Curried Fish A La Durrand Poisson En Kari A La Durrand

Cut up four large onions into dice shapes and fry them till a nice golden colour in two ounces of fat or butter, two chopped bayleaves, a sprig of thyme, and mix into this two tablespoonfuls of flour and a dessertspoonful of Marshall's Curry Powder, a dessertspoonful of chutney, one teaspoonful of curry paste, juice of two lemons, two pounded red chillies, one and a half pints of fish stock; cook together for half an hour (or a little longer), then add one and a half pounds of any cooked fish (left from a previous meal would do), let the fish cook in the curry for about fifteen minutes, then turn it out on to a hot dish in a border of plainly boiled rice (vol. i.), and serve very hot. The above quantities are sufficient for six to eight persons.

Pheasant A La Garfield - Faisan A La Garfield

Take a pheasant which has hung for several days, pick, singe, and draw it, and cut it up as for a fricassee; season it with Marshall's Coralline Pepper and salt, chopped bayleaf, thyme, and parsley, and the liver of the pheasant chopped fine; put it into a stewpan with about two and a half dozen peeled and blanched button onions and one ounce of butter, and fry for about fifteen minutes; then add to it the strained juice of one large lemon, three fresh mushrooms washed and chopped, a tablespoonful of fine flour, a tablespoonful of chutney, and one pint of thick Brown sauce (vol. i.); let it simmer gently on the side of the stove for three-quarters of an hour, then remove the fat, add a few drops of carmine, and dish up the bird in a pile. Pour the sauce round, garnish round with little bunches of Nouilles (vol. i.) that have been plainly boiled and strained, and the button onions that were cooked with the pheasant, also very small cooked tomatoes. Serve for a luncheon or dinner dish. Any remains of cold game can be employed in a similar manner.

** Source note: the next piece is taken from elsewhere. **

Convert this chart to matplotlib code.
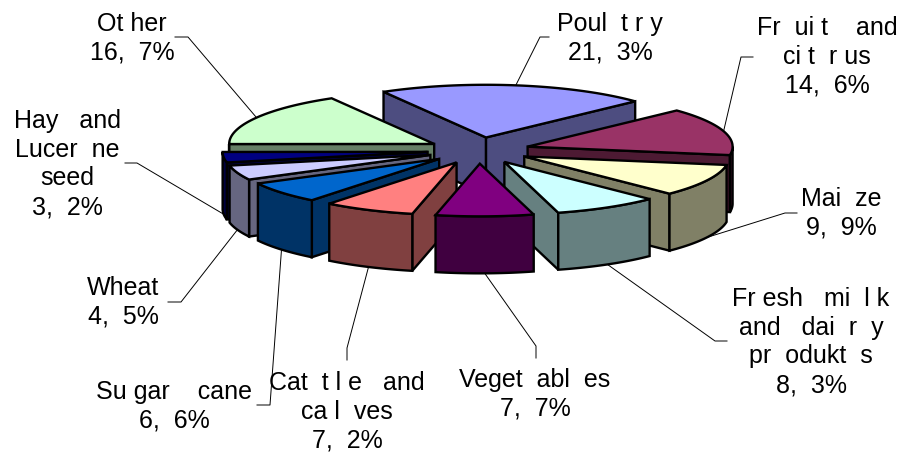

Pheasant A La Viennet - Faisan A La Viennet

Take for eight persons about three-quarters of a pound of the remains of cold pheasant and cut it into dice shapes, cut three or four large onions in the same way. and put the latter into a stewpan with sufficient cold water to cover them; add a pinch of salt and bring to the boil, then strain and rinse in cold water and put them to cook in about one and a quarter pints of new milk with a bunch of herbs till tender; then remove the herbs and add to the onions two and a half ounces of fine flour and two ounces of butter (that have been fried together without discolouring), and stir till it boils again; then add a gill of cream, and mix in about four ounces of grated Parmesan cheese. Take an entree dish, rub it over with butter, spread a layer of the prepared sauce on the bottom of it, and sprinkle on the sauce a thick layer of the pheasant prepared as above, then a layer of hard-boiled egg that has also been cut into dice shapes, and repeat these layers until the dish is full to within half an inch of the top. the last layer being a layer of sauce; cover this with Cheese puree (see recipe), And put the dish into a quick oven for about twenty-five minutes, standing it in a pan containing water; if the top of the entree is not a nice brown colour, brown it with a hot salamander. Then place the dish on another dish on a folded napkin, and garnish it here and there in rows with finely-chopped cooked lean ham or tongue, chicken, and hard-boiled yolk of egg that has been rubbed through a wire sieve. Serve for an entree for luncheon, dinner, or second course. Rabbit and other white meat can be served similarly.